Vignetta sulla campagna per la guida delle donne di Carlos Latuff. Rilasciata per uso pubblico.

Il 30 luglio, sono state arrestate [10] altre due attiviste: Samar Badawi e Nassima al-Sadah. Badawi è la sorella di Raif Badawi [11] [it], il blogger condannato a dieci anni e a 1000 frustate per aver ideato un sito di dibattito pubblico nel 2014. Una instancabile attivista dei diritti umani e della giustizia sociale, Samar Badawi è stata arrestata e indagata diverse volte dalle autorità saudite.

Nel febbraio del 2017, l’ufficio delle indagini e dell’accusa la interrogò per diverse ore, chiedendo delle sue attività per i diritti umani e della campagna per porre fine al sistema discriminante di custodia.

Al Sadah è co-fondatrice del Centro per i Diritti umani di Al Adalah, un’organizzazione a cui il governo saudita ha negato la licenza di operare. Come Badawi, anche Al Sadah si era attivata per i diritti delle donne, e per questo era stata interrogata in precedenza. Nelle elezioni municipali del 2015, dove per la prima volta venne permesso alle donne di votare e di partecipare, Al Sadah avevo deciso di candidarsi. Due settimane prima del voto, è stata squalificata [12] senza nessuna spiegazione.

Le attiviste saudite in prigione sono soggette ad abusi per mano degli inquirenti. Secondo Human Rights Watch, almeno tre sono state torturate. Le forme di tortura includono “elettroshock, frustate alle cosce e anche abbracci e baci forzati.”

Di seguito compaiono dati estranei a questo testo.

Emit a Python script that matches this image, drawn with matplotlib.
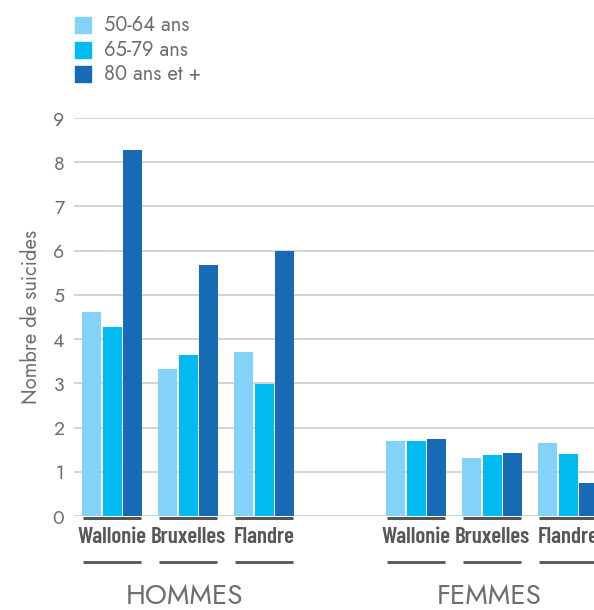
import matplotlib
matplotlib.use("Agg")
import matplotlib.pyplot as plt
import matplotlib.transforms as mt
from matplotlib.patches import Rectangle
from matplotlib import font_manager as fm
import numpy as np

# ---- data ----
regions = ["Wallonie", "Bruxelles", "Flandre"]
sexes = ["HOMMES", "FEMMES"]
series_labels = ["50-64 ans", "65-79 ans", "80 ans et +"]
hommes_50_64 = [4.62, 3.33, 3.70]
hommes_65_79 = [4.28, 3.63, 2.98]
hommes_80 = [8.27, 5.67, 5.99]
femmes_50_64 = [1.70, 1.32, 1.66]
femmes_65_79 = [1.70, 1.39, 1.41]
femmes_80 = [1.73, 1.43, 0.75]
yticks = [0, 1, 2, 3, 4, 5, 6, 7, 8, 9]

colors = ["#82d3f7", "#00bbef", "#166bb4"]
txt_gray = "#575757"
light_gray = "#6e6e6e"

names = {f.name for f in fm.fontManager.ttflist}
cond = [n for n in ["Barlow Condensed", "Roboto Condensed", "DejaVu Sans"] if n in names]
light = [n for n in ["Jost", "Lato", "DejaVu Sans"] if n in names]

W, H = 594, 610
fig = plt.figure(figsize=(W / 100, H / 100), dpi=100)
ax_left, ax_bottom_px, ax_top_px = 74, 516, 118
ax = fig.add_axes([ax_left / W, (H - ax_bottom_px) / H, 1 - ax_left / W,
                   (ax_bottom_px - ax_top_px) / H])

positions = [0, 1, 2, 4, 5, 6]
s1 = hommes_50_64 + femmes_50_64
s2 = hommes_65_79 + femmes_65_79
s3 = hommes_80 + femmes_80
x = np.array(positions, dtype=float)
bw = 0.25
off = 0.27
for vals, o, c in zip([s1, s2, s3], [-off, 0, off], colors):
    ax.bar(x + o, vals, width=bw, color=c, zorder=3)

ax.set_ylim(0, 9)
ax.set_xlim(-0.5, -0.5 + (W - ax_left) / 76)
ax.set_yticks(yticks)
ax.yaxis.grid(True, color="#c8c8c8", linewidth=1.1, zorder=0)
ax.set_axisbelow(True)
for s in ax.spines.values():
    s.set_visible(False)
ax.tick_params(axis="y", length=0, pad=7, labelsize=14, labelcolor=light_gray)
for lab in ax.get_yticklabels():
    lab.set_family(light)
ax.set_xticks([])
ax.set_ylabel("Nombre de suicides", fontsize=14.5, color=light_gray,
              family=light, labelpad=8)

trans = mt.blended_transform_factory(ax.transData, ax.transAxes)
axh = ax_bottom_px - ax_top_px
for p, reg in zip(positions, regions * 2):
    ax.plot([p - 0.385, p + 0.385], [-1.5 / axh, -1.5 / axh], color="#555555",
            lw=2.2, transform=trans, clip_on=False, solid_capstyle="butt", zorder=4)
    ax.plot([p - 0.385, p + 0.385], [-46 / axh, -46 / axh], color="#555555",
            lw=2.0, transform=trans, clip_on=False, solid_capstyle="butt")
    ax.text(p, -21 / axh, reg, transform=trans, ha="center", va="center",
            fontsize=16.5, fontweight="semibold", color=txt_gray, family=cond)
for center, sx in zip([1, 5], sexes):
    ax.text(center - 0.04, -80 / axh, sx, transform=trans, ha="center", va="center",
            fontsize=20, color=light_gray, family=light)

# legend
for i, (lab, c) in enumerate(zip(series_labels, colors)):
    yc = 25 + i * 24.5
    fig.patches.append(Rectangle((75 / W, 1 - (yc + 8) / H), 16 / W, 16 / H,
                                 transform=fig.transFigure, color=c))
    fig.text(104 / W, 1 - yc / H, lab, ha="left", va="center", fontsize=14.5,
             color=light_gray, family=light)

fig.savefig("out.png", dpi=100)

In occasione della Giornata per la difesa dei diritti delle donne, il 29 novembre scorso, le organizzazioni dei diritti umani hanno continuato a richiedere il rilascio delle attiviste saudite attraverso campagne online, una petizione [4] di Women’s March Global indirizzata all’ONU che ad ora ha 240.000 firme e numerose lettere e dichiarazioni di supporto.